---------- Material provided

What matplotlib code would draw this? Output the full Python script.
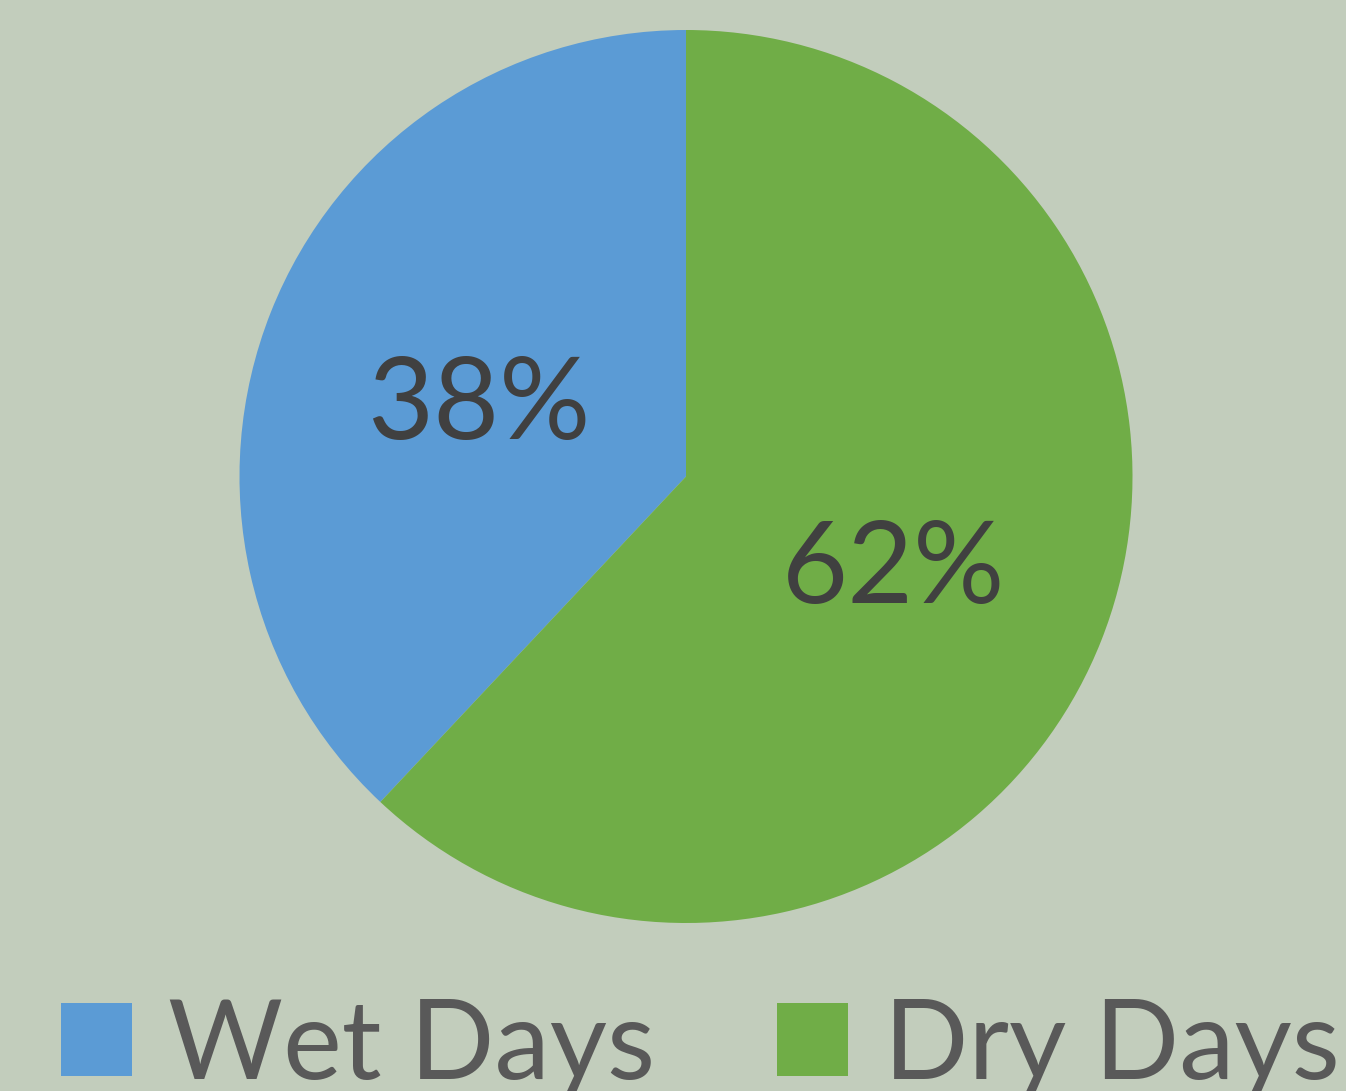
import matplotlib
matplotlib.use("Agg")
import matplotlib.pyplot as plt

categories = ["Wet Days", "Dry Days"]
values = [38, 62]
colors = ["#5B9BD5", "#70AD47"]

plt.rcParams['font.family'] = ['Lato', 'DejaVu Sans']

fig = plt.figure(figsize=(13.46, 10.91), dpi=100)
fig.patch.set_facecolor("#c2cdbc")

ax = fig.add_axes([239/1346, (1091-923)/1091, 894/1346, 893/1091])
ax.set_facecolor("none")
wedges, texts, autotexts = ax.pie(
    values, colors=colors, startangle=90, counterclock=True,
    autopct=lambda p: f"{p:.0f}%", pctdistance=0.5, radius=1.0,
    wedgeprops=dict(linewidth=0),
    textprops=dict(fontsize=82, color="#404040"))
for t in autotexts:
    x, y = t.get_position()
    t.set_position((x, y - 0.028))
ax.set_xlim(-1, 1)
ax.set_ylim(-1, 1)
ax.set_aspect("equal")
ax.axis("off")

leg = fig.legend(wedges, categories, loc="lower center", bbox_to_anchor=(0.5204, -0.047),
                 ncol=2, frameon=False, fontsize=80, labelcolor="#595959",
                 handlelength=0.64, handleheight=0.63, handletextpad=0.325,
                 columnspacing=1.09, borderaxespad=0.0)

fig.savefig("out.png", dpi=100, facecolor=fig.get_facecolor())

--------------------

Skip the pictures, then retype every line above exactly.

Task response:
What matplotlib code would draw this? Output the full Python script.
import matplotlib
matplotlib.use("Agg")
import matplotlib.pyplot as plt

categories = ["Wet Days", "Dry Days"]
values = [38, 62]
colors = ["#5B9BD5", "#70AD47"]

plt.rcParams['font.family'] = ['Lato', 'DejaVu Sans']

fig = plt.figure(figsize=(13.46, 10.91), dpi=100)
fig.patch.set_facecolor("#c2cdbc")

ax = fig.add_axes([239/1346, (1091-923)/1091, 894/1346, 893/1091])
ax.set_facecolor("none")
wedges, texts, autotexts = ax.pie(
    values, colors=colors, startangle=90, counterclock=True,
    autopct=lambda p: f"{p:.0f}%", pctdistance=0.5, radius=1.0,
    wedgeprops=dict(linewidth=0),
    textprops=dict(fontsize=82, color="#404040"))
for t in autotexts:
    x, y = t.get_position()
    t.set_position((x, y - 0.028))
ax.set_xlim(-1, 1)
ax.set_ylim(-1, 1)
ax.set_aspect("equal")
ax.axis("off")

leg = fig.legend(wedges, categories, loc="lower center", bbox_to_anchor=(0.5204, -0.047),
                 ncol=2, frameon=False, fontsize=80, labelcolor="#595959",
                 handlelength=0.64, handleheight=0.63, handletextpad=0.325,
                 columnspacing=1.09, borderaxespad=0.0)

fig.savefig("out.png", dpi=100, facecolor=fig.get_facecolor())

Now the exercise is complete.